I did not know why he had to get upset every time he saw my latest report card. For 12 years, I consistently went for the most valuable digit – zero; my commitment was to not get anything more than that. When he came and spoke to me, initially, I heard him say something like, “What to do with this boy? What will happen to him?” After some time, I could not make any meaning out of the words; I just heard the sounds. Then, I did not even hear the sounds. A little later, I did not even see him anymore – I just saw a blob of energy hopping around.

Spiritual process does not mean all relationships will break. It means everything becomes conscious.

So, if you want to meditate, distance is a wonderful thing. No one messes with you.

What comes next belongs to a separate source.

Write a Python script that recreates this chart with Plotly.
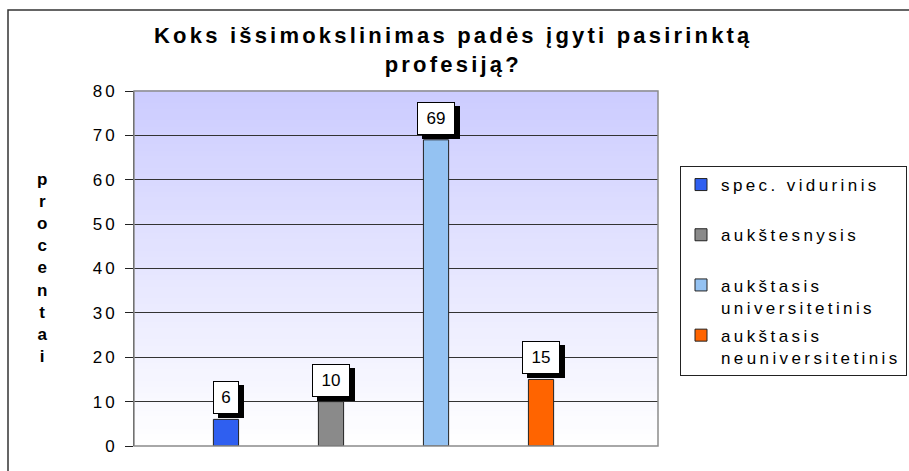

Everyone is looking for a bond. I thought you came here because you are looking for freedom and liberation. You must make up your mind, are you looking for a bond, or are you looking for liberation? When you seek liberation, and the whole world leaves you alone, it is fantastic. Using the sadhana as an excuse to leave your husband or wife is not the way. It is not because of the sadhana but because you are already having trouble.

Spiritual process does not mean all relationships will break. It means everything becomes conscious. When nothing you do is compulsive, it is a good way to be. When you consciously choose in every moment, there is a certain beauty to everything that you are related to. When you are compulsively stuck to it, there is a certain ugliness to everything. So, your marriage or divorce has nothing to do with the spiritual process. It is a choice.